» **Task to carry out**:
Copy out each line in the material below that has the word "matplotlib".

» **Provided data**:
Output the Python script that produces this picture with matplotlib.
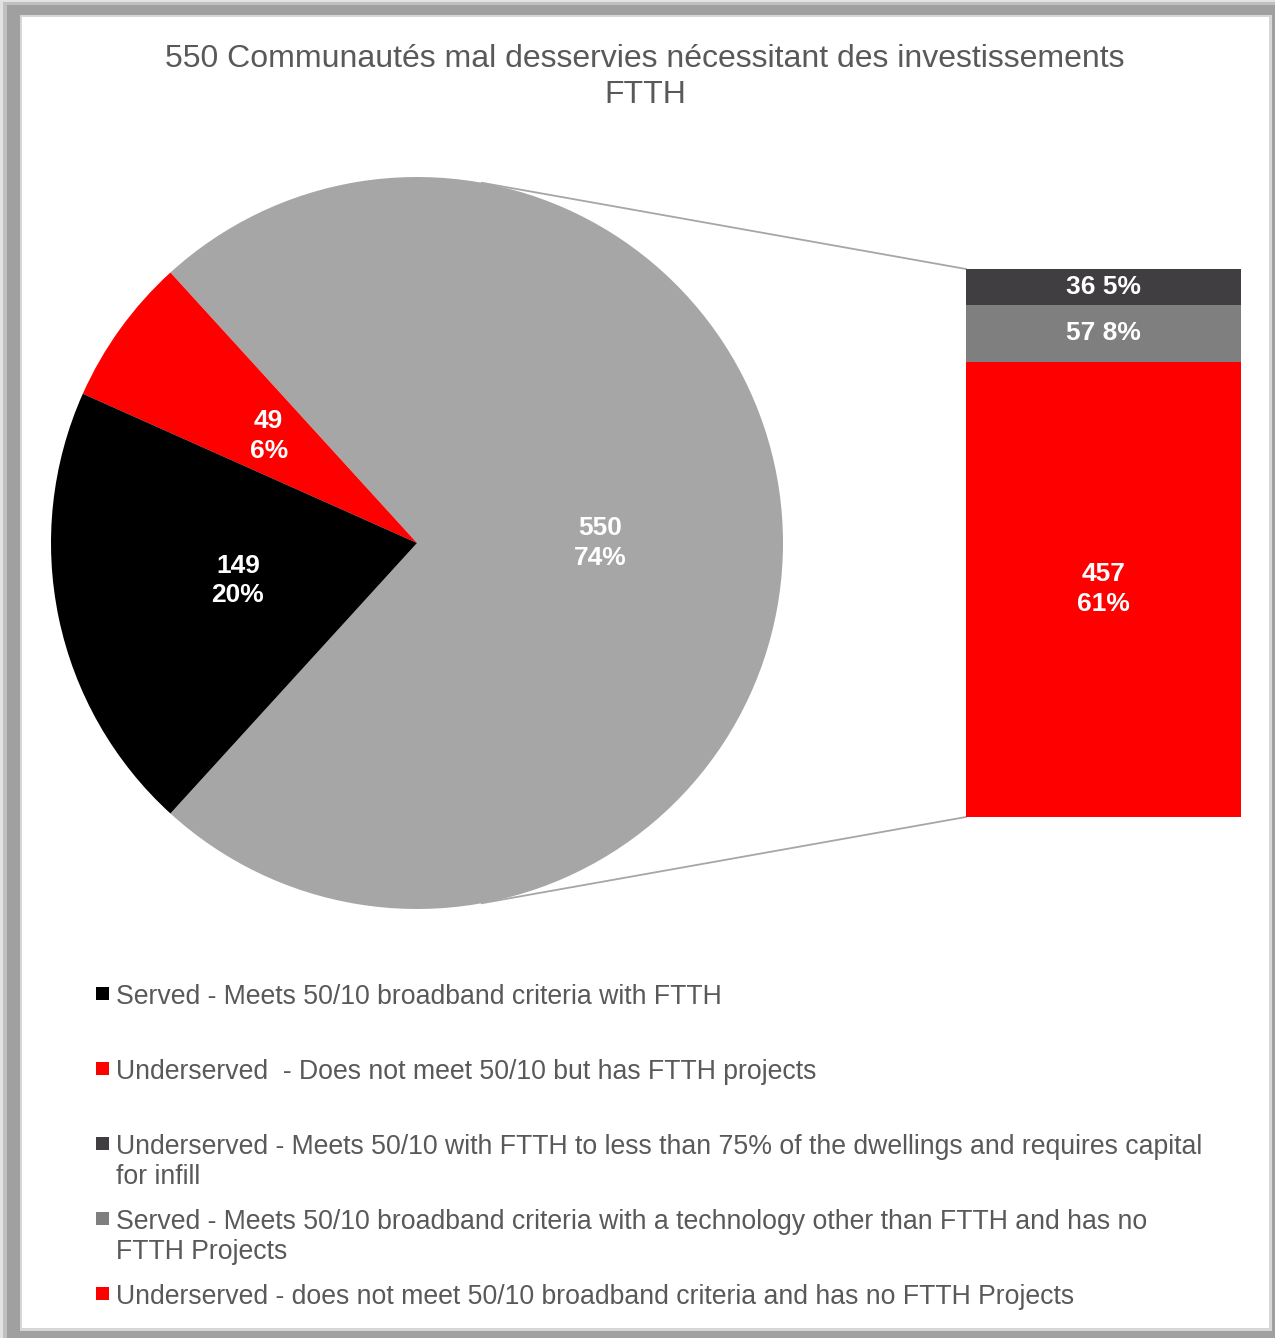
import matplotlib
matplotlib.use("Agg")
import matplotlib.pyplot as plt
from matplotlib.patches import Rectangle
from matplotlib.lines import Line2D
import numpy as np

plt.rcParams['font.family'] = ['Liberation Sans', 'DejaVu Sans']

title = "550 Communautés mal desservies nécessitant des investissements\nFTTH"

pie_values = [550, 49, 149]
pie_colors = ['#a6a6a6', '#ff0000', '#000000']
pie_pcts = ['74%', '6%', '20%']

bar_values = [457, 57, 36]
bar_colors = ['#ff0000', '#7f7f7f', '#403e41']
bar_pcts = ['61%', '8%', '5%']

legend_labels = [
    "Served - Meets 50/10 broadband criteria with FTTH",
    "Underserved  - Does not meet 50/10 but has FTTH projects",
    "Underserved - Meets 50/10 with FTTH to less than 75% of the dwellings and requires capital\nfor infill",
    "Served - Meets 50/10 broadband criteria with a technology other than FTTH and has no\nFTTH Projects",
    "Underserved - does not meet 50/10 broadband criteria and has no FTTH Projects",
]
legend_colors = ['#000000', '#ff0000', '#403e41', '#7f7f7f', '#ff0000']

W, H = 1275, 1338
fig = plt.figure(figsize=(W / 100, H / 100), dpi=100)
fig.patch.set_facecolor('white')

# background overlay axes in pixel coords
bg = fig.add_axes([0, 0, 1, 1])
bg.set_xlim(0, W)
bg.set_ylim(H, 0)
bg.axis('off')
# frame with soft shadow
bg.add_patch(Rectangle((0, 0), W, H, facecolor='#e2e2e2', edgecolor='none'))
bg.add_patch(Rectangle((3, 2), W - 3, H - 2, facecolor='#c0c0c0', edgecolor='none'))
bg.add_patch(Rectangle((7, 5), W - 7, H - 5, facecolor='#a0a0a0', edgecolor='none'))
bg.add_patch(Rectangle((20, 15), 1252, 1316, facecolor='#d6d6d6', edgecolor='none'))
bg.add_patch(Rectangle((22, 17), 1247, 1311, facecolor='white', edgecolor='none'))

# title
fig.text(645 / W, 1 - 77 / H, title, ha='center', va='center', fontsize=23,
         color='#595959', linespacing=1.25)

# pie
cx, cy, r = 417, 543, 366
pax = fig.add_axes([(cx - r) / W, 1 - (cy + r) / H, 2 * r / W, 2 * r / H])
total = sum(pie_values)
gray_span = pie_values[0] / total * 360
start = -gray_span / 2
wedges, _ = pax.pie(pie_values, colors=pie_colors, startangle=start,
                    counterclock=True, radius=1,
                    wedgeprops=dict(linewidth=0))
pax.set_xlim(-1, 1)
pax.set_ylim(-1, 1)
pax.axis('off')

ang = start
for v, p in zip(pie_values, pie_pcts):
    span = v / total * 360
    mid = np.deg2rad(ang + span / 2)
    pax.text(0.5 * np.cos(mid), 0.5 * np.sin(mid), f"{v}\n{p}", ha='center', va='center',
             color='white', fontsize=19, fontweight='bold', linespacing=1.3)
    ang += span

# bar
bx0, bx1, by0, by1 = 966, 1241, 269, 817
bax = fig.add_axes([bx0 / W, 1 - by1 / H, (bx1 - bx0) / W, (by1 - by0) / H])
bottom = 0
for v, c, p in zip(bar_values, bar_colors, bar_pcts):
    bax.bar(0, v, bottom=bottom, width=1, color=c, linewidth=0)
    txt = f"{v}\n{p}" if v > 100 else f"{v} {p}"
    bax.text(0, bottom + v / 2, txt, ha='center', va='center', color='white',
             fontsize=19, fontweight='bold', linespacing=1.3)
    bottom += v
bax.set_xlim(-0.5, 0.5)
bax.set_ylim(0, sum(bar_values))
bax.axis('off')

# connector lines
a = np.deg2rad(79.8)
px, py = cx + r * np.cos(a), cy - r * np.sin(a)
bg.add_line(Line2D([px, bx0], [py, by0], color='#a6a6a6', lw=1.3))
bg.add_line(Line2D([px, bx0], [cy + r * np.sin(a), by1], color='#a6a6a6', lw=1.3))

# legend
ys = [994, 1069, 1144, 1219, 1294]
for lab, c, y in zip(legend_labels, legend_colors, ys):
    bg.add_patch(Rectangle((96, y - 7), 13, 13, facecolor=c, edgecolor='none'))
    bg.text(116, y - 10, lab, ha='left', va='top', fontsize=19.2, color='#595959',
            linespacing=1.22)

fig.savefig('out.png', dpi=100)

» **Response to the exercise**:
Output the Python script that produces this picture with matplotlib.
import matplotlib
matplotlib.use("Agg")
import matplotlib.pyplot as plt
from matplotlib.patches import Rectangle
from matplotlib.lines import Line2D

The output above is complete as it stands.